Reheis-Boyd said WSPA believes in a “diversified portfolio.”

“We have nothing against EVs, hydrogen, renewables, diesel, biomass, or traditional oil and gas,” she said, “but you cannot pick one winner, and that’s what the state has done.”

Daniel Villaseñor, a spokesman for the governor, told The Epoch Times in an email that the shift from gas-powered vehicles to electric vehicles is expected to take another two decades.

“California can both embrace our future of clean cars and protect drivers against gas price spikes,” Villaseñor said. “The state is engaged in meaningful and thoughtful policy work to successfully manage our transition away from fossil fuels over the next 20 years, not overnight.”

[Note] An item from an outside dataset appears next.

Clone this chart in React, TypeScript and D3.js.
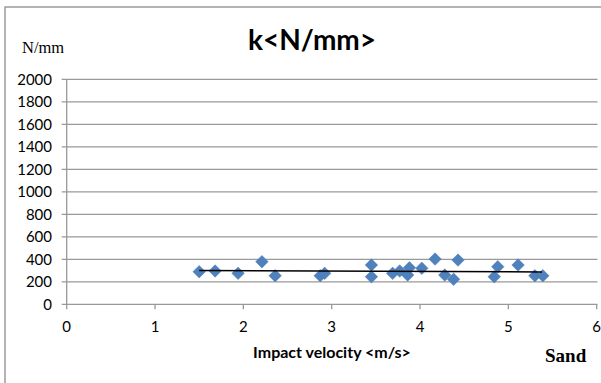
import React from "react";
import * as d3 from "d3";

const velocity = [1.5, 1.68, 1.94, 2.21, 2.36, 2.87, 2.92, 3.45, 3.45, 3.69, 3.77, 3.86, 3.88, 4.02, 4.17, 4.28, 4.38, 4.43, 4.84, 4.88, 5.11, 5.3, 5.39];
const stiffness = [290, 296, 275, 379, 254, 254, 275, 349, 245, 275, 296, 260, 325, 320, 402, 260, 222, 393, 245, 334, 349, 254, 254];
const trendX = [1.5, 5.38];
const trendY = [300, 288];
const xTicks = [0, 1, 2, 3, 4, 5, 6];
const yTicks = [0, 200, 400, 600, 800, 1000, 1200, 1400, 1600, 1800, 2000];

const W = 601;
const H = 383;
const left = 66.7;
const right = 597.5;
const top = 79.3;
const bottom = 304.3;

export default function App() {
  const x = d3.scaleLinear().domain([0, 6]).range([left, 596.7]);
  const y = d3.scaleLinear().domain([0, 2000]).range([bottom, top]);
  const diamond = d3.symbol().type(d3.symbolDiamond2).size(100)();
  const line = d3.line<number>().x((_, i) => x(trendX[i])).y((_, i) => y(trendY[i]));
  const sans = "Lato, 'Open Sans', sans-serif";
  return (
    <svg width={W} height={H} style={{ position: "absolute", left: 0, top: 0, background: "#fff" }}>
      <rect x={5} y={7} width={700} height={500} fill="#fff" stroke="#8c8c8c" strokeWidth={1.3} />
      <text x={312} y={50} textAnchor="middle" fontFamily={sans} fontWeight="bold" fontSize={28} fill="#000">k&lt;N/mm&gt;</text>
      <text x={22} y={53} fontFamily="'Liberation Serif', 'Times New Roman', serif" fontSize={16.5} fill="#000">N/mm</text>
      {yTicks.map((t) => (
        <g key={"y" + t}>
          <line x1={left - 5} x2={right} y1={y(t)} y2={y(t)} stroke="#999" strokeWidth={1.3} />
          <text x={52} y={y(t) + 5.3} textAnchor="end" fontFamily={sans} fontSize={15} fill="#000">{t}</text>
        </g>
      ))}
      <line x1={left} x2={left} y1={top} y2={bottom} stroke="#999" strokeWidth={1.3} />
      {xTicks.map((t) => (
        <g key={"x" + t}>
          <line x1={x(t)} x2={x(t)} y1={bottom} y2={bottom + 5} stroke="#999" strokeWidth={1.3} />
          <text x={x(t)} y={332} textAnchor="middle" fontFamily={sans} fontSize={15} fill="#000">{t}</text>
        </g>
      ))}
      {velocity.map((v, i) => (
        <path key={"p" + i} d={diamond} transform={`translate(${x(v)},${y(stiffness[i])})`} fill="#4f81bd" stroke="#4a7ab5" strokeWidth={0.5} />
      ))}
      <path d={line(trendX) || ""} fill="none" stroke="#000" strokeWidth={1.5} />
      <text x={332} y={358} textAnchor="middle" fontFamily={sans} fontWeight="bold" fontSize={16} fill="#000">Impact velocity &lt;m/s&gt;</text>
      <text x={545} y={362} fontFamily="'Liberation Serif', 'Times New Roman', serif" fontWeight="bold" fontSize={19} fill="#000">Sand</text>
    </svg>
  );
}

Tamie McGowen, a spokeswoman for California State Transportation Agency (CalSTA), told the Epoch Times in an email that, on average, the state collects about $10.3 billion annually from state gas and diesel sales—approximately $7.6 billion through state gas excise taxes, $1.4 billion through state diesel excise taxes, and approximately $1.3 billion through diesel sales taxes.

Revenue from gas and diesel excise taxes and diesel sales tax “goes to support the state’s multi-modal transportation system efforts,” including state highways and roadways, local streets and roads, bike and pedestrian infrastructure, and transit and intercity rail infrastructure and operations, according to CalSTA.